Similarly, an American English speaker will pronounce the phonogram OR with an audible consonant sound of R in the end (this is called a rhotic pronunciation). Most British English speakers will pronounce it without the consonant sound (non-rhotic).
However, once students from either country have learned the sound this phonogram represents in their speech, they will be able to apply it easily to decode and spell words like for, order, and north. It doesn’t matter that they pronounce it differently from each other; the phonogram works in both dialects.
So learning the phonograms and rules is unquestionably useful for all English speakers. The vast majority of English words are spelled and pronounced in ways that follow the phonograms and spelling rules across the English-speaking world. Once you learn the sound a phonogram represents in your speech, you can use that phonogram to read words.
Spelling differences that exist
While pronunciation of some sounds, especially the vowels, varies a bit by region, in most cases the spellings of English words generally do not.
A small percentage of English words are not spelled the same everywhere. However, in most of these cases phonograms and rules still apply! The differences in UK and US Spelling generally fall into the following five categories:
1. Spellings where the two variants follow the spelling rules, but in a different way. For example, the phonograms AY and EY both say /ā/. Both gray and grey are phonetic, regular ways of spelling this word. Similarly, spellings like center and theater follow the rules, using the phonogram ER to spell the /er/ at the end. However, centre and theatre follow the rules as well; in English we sometimes add an E because every syllable must have a written vowel, as in table, purple, or acre. Both spellings follow the phonograms and rules.
2. Words that make use of a French phonogram in UK English but that use an Anglicized spelling of the same sound in US English.
- OUR saying /er/: color/colour, harbor/harbour, favor/favour, etc.
- QUE saying /k/: check/cheque, mask/masque (note that while these particular words differ between regions, most words ending in the advanced sound of QU, /k/, are French loan words that are spelled the same way in US and UK English. Antique, unique, critique
3. Different pronunciations of the same spelling that follow the rules in a different way.
- For example, the syllable stress or syllable breaks might differ and the vowel might say a different sound. For example, oregano: In US English, the second vowel is stressed, closed syllable; the vowel is short. The third syllable says a schwa sound: /ō rĕg ɘ nō/. For some British speakers, the third syllable is stressed; the second syllable is open and pronounced as a schwa: /ō rə gä nō/.
- Or a different rule might apply. For example, compost is spelled the same in the U.S. and the U.K., but the U.S. pronounces the second O as long, while in the U.K. it is short. Both pronunciations follow Spelling Rule 8: “I or O may say /ī/ or /ō/ before two consonants.” Just as wind is pronounced with a short I as a noun and a long I as a verb, both pronunciations of compost follow the rules.
- One common one: British English uses a broad A sound in a closed syllable in many words where a short A is used in U.S. English. Bath, wrath, cast, fast, glass, glance.

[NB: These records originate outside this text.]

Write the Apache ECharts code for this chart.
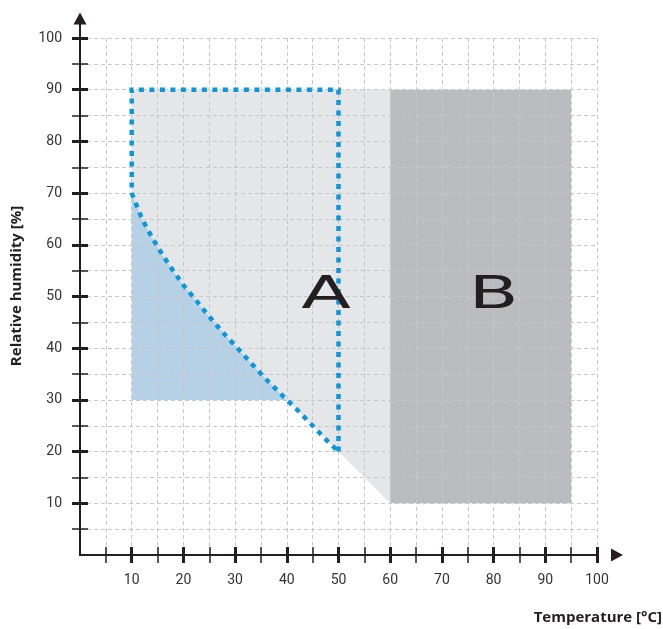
<!DOCTYPE html>
<html><head><meta charset="utf-8">
<script src="https://cdn.jsdelivr.net/npm/echarts@6/dist/echarts.min.js"></script>
<style>html,body{margin:0;padding:0;background:#fff}#c{width:663px;height:629px}</style>
</head><body><div id="c"></div>
<script>
// ---- data ----
const majorTicks = [10, 20, 30, 40, 50, 60, 70, 80, 90, 100];
const minorTicks = [5, 15, 25, 35, 45, 55, 65, 75, 85, 95];
// lower boundary curve of zone A (temperature °C, relative humidity %)
const curveTemp = [10, 12, 14, 16, 18, 20, 22.5, 25, 27.5, 30, 33, 36, 39, 42, 45, 48, 50];
const curveRH   = [70, 65, 61.3, 58, 55, 52.2, 49.2, 46.1, 43.2, 40.5, 37.2, 34, 31, 28.1, 25, 21.9, 20];
// light grey zone corners (before curve)
const greyTemp = [10, 60, 60, 50];
const greyRH   = [90, 90, 10, 20];
// zone B rectangle
const zoneBTemp = [60, 95, 95, 60];
const zoneBRH   = [10, 10, 90, 90];
// light blue zone
const blueFloorRH = 30;
const blueEndTemp = 40;
// dotted outline of zone A (then follows curve)
const dottedTemp = [50, 50, 10];
const dottedRH   = [20, 90, 90];
// zone letters
const letters = ['A', 'B'];
const letterTemp = [47.6, 80];
const letterRH = [50, 50];
// axis end extension (before arrows)
const axisExt = [100, 103];

// ---- build shapes ----
const curvePts = curveTemp.map((t, i) => [t, curveRH[i]]);
const greyPoly = greyTemp.map((t, i) => [t, greyRH[i]]).concat(curvePts.slice().reverse());
const zoneBPoly = zoneBTemp.map((t, i) => [t, zoneBRH[i]]);
const bluePoly = [[curveTemp[0], blueFloorRH]]
  .concat(curvePts.filter(p => p[1] > blueFloorRH))
  .concat([[blueEndTemp, blueFloorRH]]);
const dottedPts = dottedTemp.map((t, i) => [t, dottedRH[i]]).concat(curvePts);

function polySeries(points, color) {
  return {
    type: 'custom', z: -1, silent: true, clip: false, data: [[0, 0]],
    renderItem: (params, api) => ({
      type: 'polygon',
      shape: { points: points.map(p => api.coord(p)) },
      style: { fill: color }
    })
  };
}

const ink = '#231f20';
const base = { type: 'value', min: 0, max: 100, interval: 5 };
const labelStyle = { color: '#333', fontSize: 14, fontFamily: 'Roboto', margin: 18 };

function tickAxis(pos, vals, w) {
  return Object.assign({}, base, {
    position: pos, offset: -8,
    axisLine: { show: false, onZero: false },
    axisLabel: { show: false },
    splitLine: { show: false },
    axisTick: { show: true, customValues: vals, length: 16, lineStyle: { color: ink, width: w } }
  });
}
function mainAxis(pos, offs) {
  return Object.assign({}, base, {
    position: pos,
    axisLine: { show: true, onZero: false, lineStyle: { color: ink, width: 2 },
      symbol: ['none', 'triangle'], symbolSize: [13, 12], symbolOffset: [0, offs] },
    axisTick: { show: false },
    axisLabel: Object.assign({ customValues: majorTicks }, labelStyle),
    splitLine: { show: true, showMinLine: false, lineStyle: { color: '#c8c8ca', width: 1, type: [4, 3] } }
  });
}

const chart = echarts.init(document.getElementById('c'));
chart.setOption({
  animation: false,
  grid: { left: 80, right: 66, top: 38, bottom: 74, containLabel: false },
  xAxis: [mainAxis('bottom', 20), tickAxis('bottom', majorTicks, 3), tickAxis('bottom', minorTicks, 1.5)],
  yAxis: [mainAxis('left', 19.5), tickAxis('left', majorTicks, 3), tickAxis('left', minorTicks, 1.5)],
  graphic: [
    { type: 'text', x: 662, y: 618, style: { text: 'Temperature [°C]', font: 'bold 15px "Open Sans"', fill: ink, align: 'right', verticalAlign: 'middle' } },
    { type: 'text', x: 17, y: 286, rotation: Math.PI / 2, style: { text: 'Relative humidity [%]', font: 'bold 15px "Open Sans"', fill: ink, align: 'center', verticalAlign: 'middle' } }
  ],
  series: [
    polySeries(greyPoly, '#e5e6e8'),
    polySeries(zoneBPoly, '#bbbcbf'),
    polySeries(bluePoly, '#b6d1e5'),
    { type: 'line', data: axisExt.map(v => [v, 0]), clip: false, symbol: 'none', silent: true,
      lineStyle: { color: ink, width: 2 }, z: 1 },
    { type: 'line', data: axisExt.map(v => [0, v]), clip: false, symbol: 'none', silent: true,
      lineStyle: { color: ink, width: 2 }, z: 1 },
    { type: 'line', data: dottedPts, clip: false, symbol: 'none', silent: true, z: 3,
      lineStyle: { color: '#0a97dc', width: 4.5, type: [5, 5.5], cap: 'butt', join: 'miter' } },
    { type: 'custom', silent: true, z: 4,
      data: letters.map((l, i) => [letterTemp[i], letterRH[i]]),
      renderItem: (params, api) => {
        const p = api.coord([api.value(0), api.value(1)]);
        return { type: 'text', x: p[0], y: p[1], scaleX: 1.65,
          style: { text: letters[params.dataIndex], font: '44px "DejaVu Sans"', fill: ink, align: 'center', verticalAlign: 'middle' } };
      } }
  ]
});
</script></body></html>
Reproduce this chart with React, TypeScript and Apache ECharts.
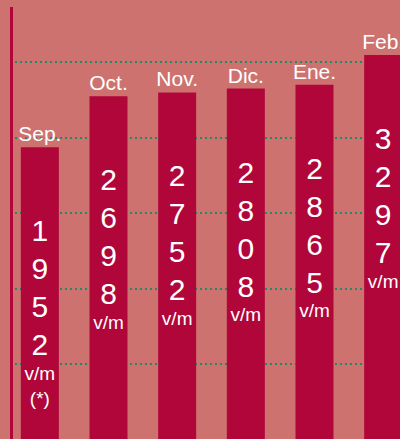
import React, { useEffect, useRef } from 'react';
import * as echarts from 'echarts';

const months = ['Sep.', 'Oct.', 'Nov.', 'Dic.', 'Ene.', 'Feb.'];
const values = [1952, 2698, 2752, 2808, 2865, 3297];
const unitLabel = 'v/m';
const notes = ['(*)', '', '', '', '', ''];

export default function App() {
  const ref = useRef<HTMLDivElement>(null);
  useEffect(() => {
    const chart = echarts.init(ref.current!, null, { renderer: 'svg' });
    const FONT = '"Liberation Sans", Arial, Helvetica, sans-serif';
    const BAR = '#B0063A';
    const TXT = '#FFFFFF';
    chart.setOption({
      animation: false,
      backgroundColor: '#CE7270',
      grid: [
        { left: 5.5, top: 0, width: 412, height: 439, outerBoundsMode: 'none', containLabel: false },
        { left: 15, right: 0, top: 62, height: 302, outerBoundsMode: 'none', containLabel: false },
      ],
      xAxis: [
        { type: 'category', gridIndex: 0, data: months, show: false, boundaryGap: true },
        { type: 'value', gridIndex: 1, show: false, min: 0, max: 1 },
      ],
      yAxis: [
        { type: 'value', gridIndex: 0, min: -2300, max: 4100, show: false },
        {
          type: 'value', gridIndex: 1, min: 0, max: 4, interval: 1,
          axisLine: { show: false }, axisTick: { show: false }, axisLabel: { show: false },
          splitLine: { show: true, lineStyle: { color: '#1E8A68', width: 2, type: [2, 3] } },
        },
      ],
      graphic: [
        { type: 'line', shape: { x1: 11.5, y1: 7, x2: 11.5, y2: 439 }, style: { stroke: BAR, lineWidth: 3 }, z: 10 },
      ],
      series: [
        {
          type: 'custom',
          xAxisIndex: 0,
          yAxisIndex: 0,
          clip: false,
          data: values.map((v, i) => [i, v]),
          renderItem: (params: any, api: any) => {
            const idx = api.value(0) as number;
            const v = api.value(1) as number;
            const p = api.coord([idx, v]);
            const cs = params.coordSys;
            const bottom = cs.y + cs.height;
            const w = 38;
            const cx = p[0];
            const top = p[1];
            const children: any[] = [
              { type: 'rect', shape: { x: cx - w / 2, y: top, width: w, height: bottom - top }, style: { fill: BAR } },
              { type: 'text', x: cx, y: top - 3, style: { text: months[idx], fill: TXT, fontSize: 21, fontFamily: FONT, align: 'center', verticalAlign: 'bottom' } },
              { type: 'text', x: cx, y: top + 64.5, style: { text: String(v).split('').join('\n'), fill: TXT, fontSize: 30, lineHeight: 38, fontFamily: FONT, align: 'center', verticalAlign: 'top' } },
              { type: 'text', x: cx, y: top + 226, style: { text: unitLabel, fill: TXT, fontSize: 19, fontFamily: FONT, align: 'center', verticalAlign: 'middle' } },
            ];
            if (notes[idx]) {
              children.push({ type: 'text', x: cx, y: top + 251, style: { text: notes[idx], fill: TXT, fontSize: 19, fontFamily: FONT, align: 'center', verticalAlign: 'middle' } });
            }
            return { type: 'group', children };
          },
        },
      ],
    });
    return () => chart.dispose();
  }, []);
  return <div ref={ref} style={{ position: 'fixed', left: 0, top: 0, width: 400, height: 439 }} />;
}
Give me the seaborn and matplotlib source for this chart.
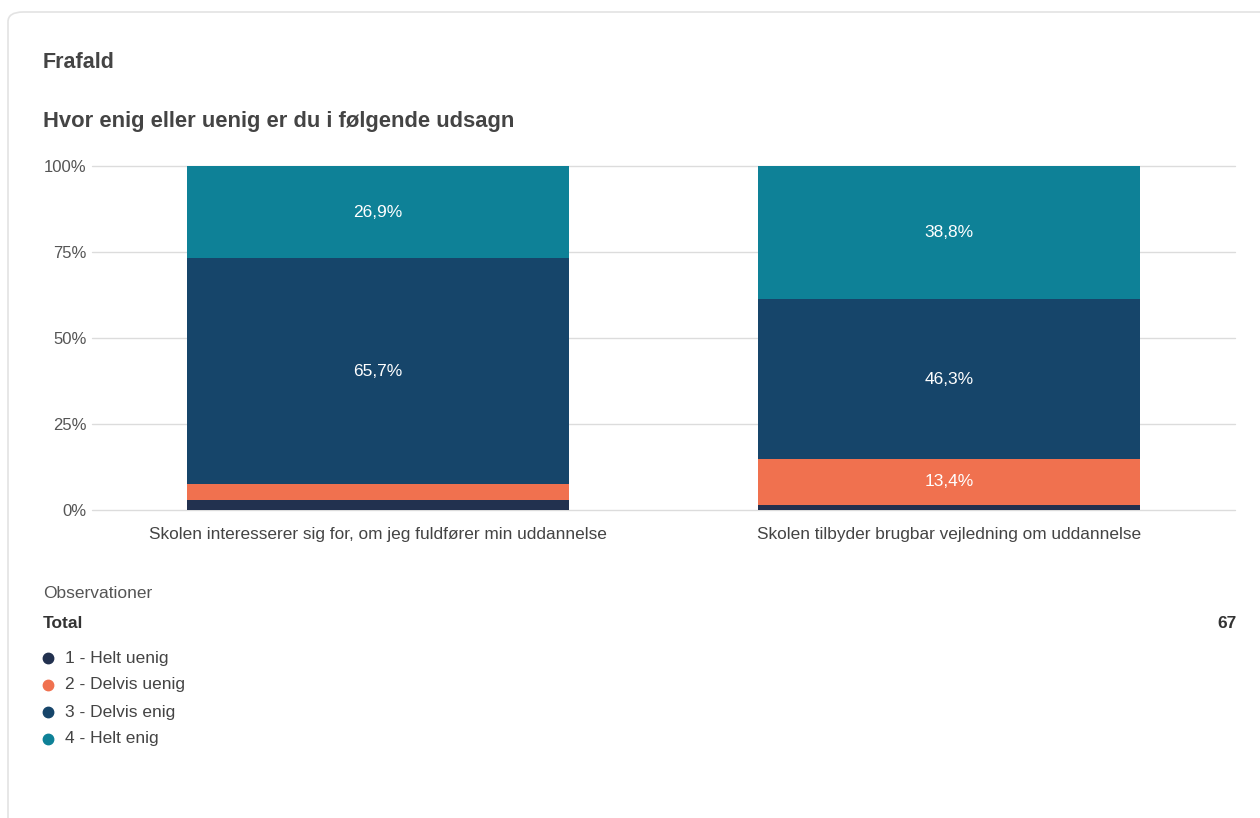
import matplotlib.pyplot as plt
import seaborn as sns
import pandas as pd
from matplotlib.patches import FancyBboxPatch
from matplotlib.lines import Line2D

questions = ["Skolen interesserer sig for, om jeg fuldfører min uddannelse",
             "Skolen tilbyder brugbar vejledning om uddannelse"]
answers = ["1 - Helt uenig", "2 - Delvis uenig", "3 - Delvis enig", "4 - Helt enig"]
# number of answers per question (total 67 each)
counts_q1 = [2, 3, 44, 18]
counts_q2 = [1, 9, 31, 26]
total_obs = 67
colors = ["#22314f", "#f0714f", "#16456a", "#0e8197"]

rows = []
for q, cnts in zip(questions, [counts_q1, counts_q2]):
    for a, c in zip(answers, cnts):
        rows.append({"question": q, "answer": a, "n": c})
df = pd.DataFrame(rows)

sns.set_theme(style="white")
plt.rcParams["font.family"] = ["Liberation Sans", "DejaVu Sans"]

fig = plt.figure(figsize=(12.6, 8.18), dpi=100)
ax = fig.add_axes([92 / 1260, 1 - 510 / 818, (1235 - 92) / 1260, (510 - 166) / 818])

# card border
fig.add_artist(FancyBboxPatch((8 / 1260, -0.05), 1.1, 1 - 12 / 818 + 0.05,
                              boxstyle="round,pad=0,rounding_size=0.012",
                              transform=fig.transFigure, fc="none", ec="#e3e3e3", lw=1.2))

sns.histplot(data=df, x="question", hue="answer", weights="n", hue_order=answers[::-1],
             multiple="fill", discrete=True, shrink=0.668, palette=colors[::-1],
             alpha=1, linewidth=0, legend=False, ax=ax)

for cont in ax.containers:
    labels = []
    for p in cont:
        h = p.get_height()
        labels.append(f"{h * 100:.1f}".replace(".", ",") + "%" if h > 0.1 else "")
    ax.bar_label(cont, labels=labels, label_type="center", color="white", fontsize=12.5)

ax.set_xlim(-0.5, 1.5)
ax.set_ylim(0, 1)
ax.set_yticks([0, 0.25, 0.5, 0.75, 1.0])
ax.set_yticklabels(["0%", "25%", "50%", "75%", "100%"])
ax.yaxis.grid(True, color="#dcdcdc", lw=1)
ax.set_axisbelow(True)
for line in ax.get_ygridlines():
    line.set_clip_on(False)
for s in ax.spines.values():
    s.set_visible(False)
ax.tick_params(axis="y", length=0, pad=4, labelsize=12, labelcolor="#555555")
ax.tick_params(axis="x", length=0, pad=12, labelsize=12.4, labelcolor="#444444")
ax.set_xlabel("")
ax.set_ylabel("")

fig.text(43 / 1260, 1 - 62 / 818, "Frafald", fontsize=15.5, fontweight="bold",
         color="#444444", va="center")
fig.text(43 / 1260, 1 - 121 / 818, "Hvor enig eller uenig er du i følgende udsagn",
         fontsize=15.8, fontweight="bold", color="#444444", va="center")

fig.text(43 / 1260, 1 - 593 / 818, "Observationer", fontsize=12.5, color="#555555", va="center")
fig.text(43 / 1260, 1 - 623 / 818, "Total", fontsize=12.5, fontweight="bold",
         color="#333333", va="center")
fig.text(1237 / 1260, 1 - 623 / 818, str(total_obs), fontsize=12.5, fontweight="bold",
         color="#333333", va="center", ha="right")

for i, (a, c) in enumerate(zip(answers, colors)):
    y = 1 - (658 + 27 * i) / 818
    fig.add_artist(Line2D([48 / 1260], [y], marker="o", color=c, markersize=7.5,
                          transform=fig.transFigure))
    fig.text(65 / 1260, y, a, fontsize=12.5, color="#444444", va="center")

plt.savefig("out.png", dpi=100)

4. Spellings where one system’s standard spelling follows the spelling rules and phonograms, and the other contains an exception. (For some of these spellings, both variants are used on both sides of the Atlantic but one is more common in US English and one in UK English. For other words, only one is recognized as a standard spelling in each region.)
- canceled/cancelled (both are phonetic, but the first follows the standard suffixing rules while the second does not)
5. Different spellings that reflect differences in pronunciation. These are rare. Aluminium
Teach the spellings and pronunciations your students use
Logic of English pronunciation guides, such as what you'll find on our online Phonogram Cart or on the the backs of our Basic Phonogram Flash Cards, use sample words. This is intentional: the goal is not that students learn to pronounce the sounds the way we do, but that they learn the the sound that each phonogram represents in their own speech. So the teacher should use the sample word as the guide for how to pronounce each sound.
Similarly, if you live in a country that spells certain words differently than we do (we are in the U.S.), or if there are words that you stress on a different syllable or pronounce differently in some other way, you can simply teach the words and analyze rules as they apply where you live.